The discussions between Prudential Assurance Malaysia Bhd, a wholly-owned unit of the British insurer, and Kumpulan Wang Persaraan (KWAP) are not exclusive, and details of a possible deal could be finalised as early as this month, said the people.

Foreign insurers are required to cut their stakes in their local units to 30 percent to abide by a directive announced by Malaysia’s central bank last year, under an initiative to lift domestic participation in the industry.

That has prompted a rush from the likes of Prudential, Great Eastern Holdings (GELA.SI), Tokio Marine Holdings (8766.T), and Zurich Insurance (ZURN.S) in Malaysia to find ways of divesting stakes and submit plans to the regulator before a June deadline.

The Malaysian unit of Britain’s largest insurer by assets is one of the leading foreign life insurers in Southeast Asia’s third-biggest economy.

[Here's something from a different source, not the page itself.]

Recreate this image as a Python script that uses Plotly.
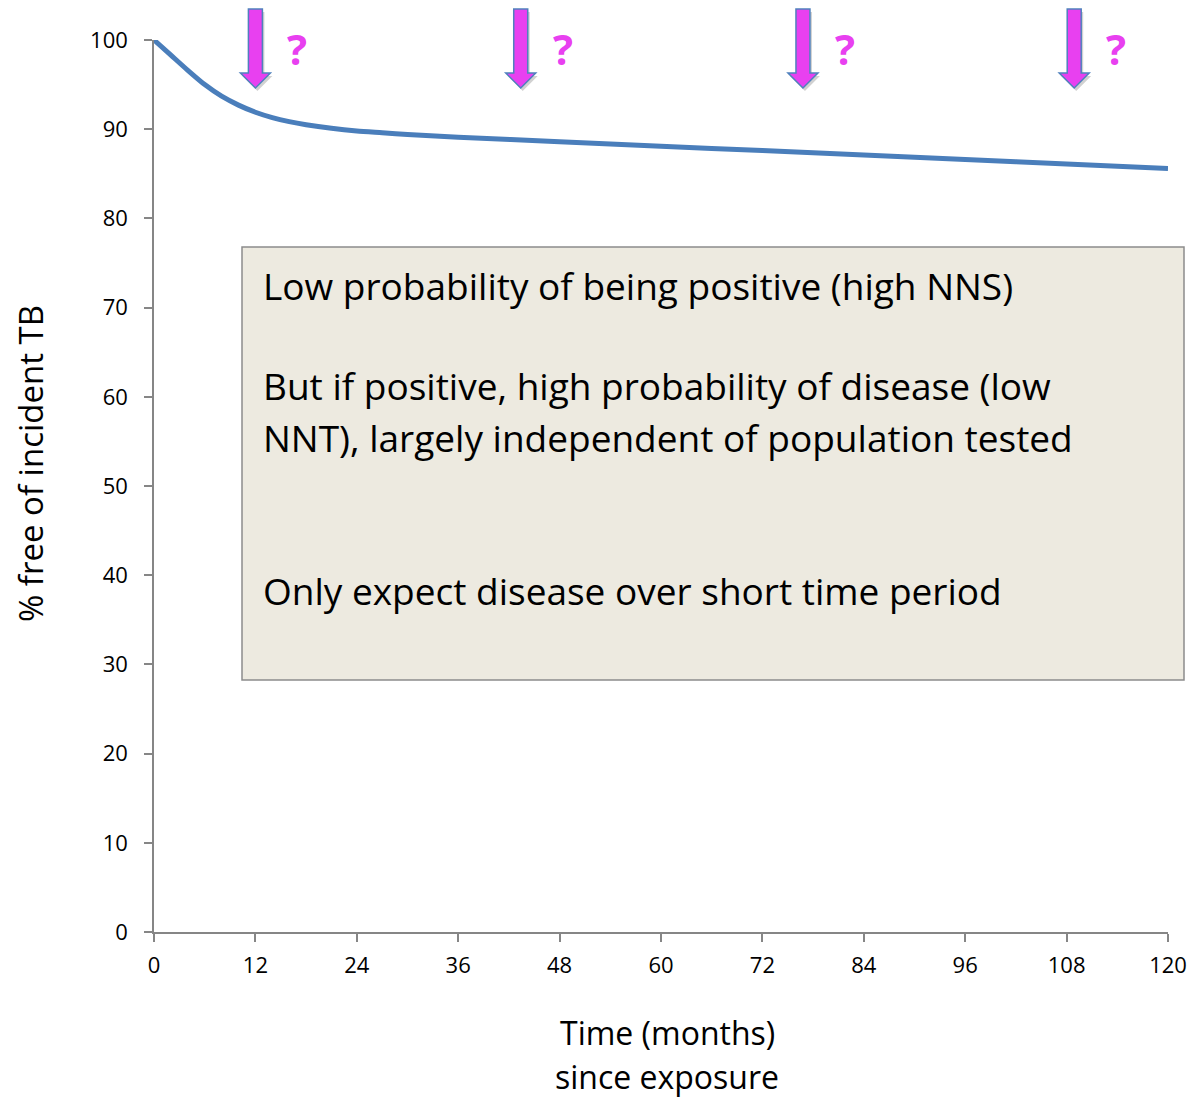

KWAP CEO Wan Kamaruzaman Wan Ahmad told Reuters the fund had submitted an offer for the Prudential unit’s stake, but declined to give details. Prudential did not comment on the discussions, but said it was committed to its local business.

There is no certainty that Prudential’s talks with KWAP will result in a deal, and the former could also weigh a listing on the Malaysian bourse to divest the stake, said the people, who declined to be identified because the talks were not public.

The Malaysian regulator’s new rule had stoked some concern among foreign insurers as a small number of large local funds in the country meant they will be competing for the same pool of institutional investors.

Prudential’s Malaysian unit, whose net premium earnings rose 3.3 percent to 3.1 billion ringgit ($795 million) in the six-month period ended June 2017, has an embedded value of about 5.5 billion ringgit, one of the people said.

That values a 30-percent stake in the unit at 1.7 billion ringgit ($435.79 million). Embedded value is the net asset value of an insurer plus the present value of potential future profits from existing life and health insurance contracts.


Foreign insurers have been expanding in Malaysia and other Southeast Asian countries in recent years, lured by strong economic growth, rising middle-class income and lower insurance penetration.

Besides Prudential, other foreign insurers in Malaysia are also busy finalizing options for reducing their stakes.

Singapore-listed Great Eastern is in talks with Malaysia’s state pension fund Employees Provident Fund (EPF) to sell a 30 percent stake in its wholly-owned Malaysian unit, said the people familiar with the matter.

Great Eastern Life Assurance Malaysia Bhd is the market leader in Malaysia’s insurance sector.

A Great Eastern Holdings spokeswoman said the company had no further comment beyond its September statement that said it was assessing possible options relating to a minority stake in its Malaysian unit to comply with foreign ownership rules.

EPF declined to comment.

“Some insurers are hopeful that BNM (Bank Negara Malaysia) might extend the deadline but they realize that they still need to have a tentative deal in place ahead of the deadline,” said one person familiar with the talks.

Bank Negara Malaysia, the sector regulator, said on Thursday measures by some foreign insurers to cut stakes in their local units are “in relation to specific commitments” that these firms made when they applied for entry into the country.

“The Bank (BNM) expects foreign insurers to honor these commitments,” it said, without elaborating.

The person said an initial public offering of shares could be a more realistic possibility for some of the smaller insurers, but Prudential and Great Eastern were likely to settle for deals with the funds.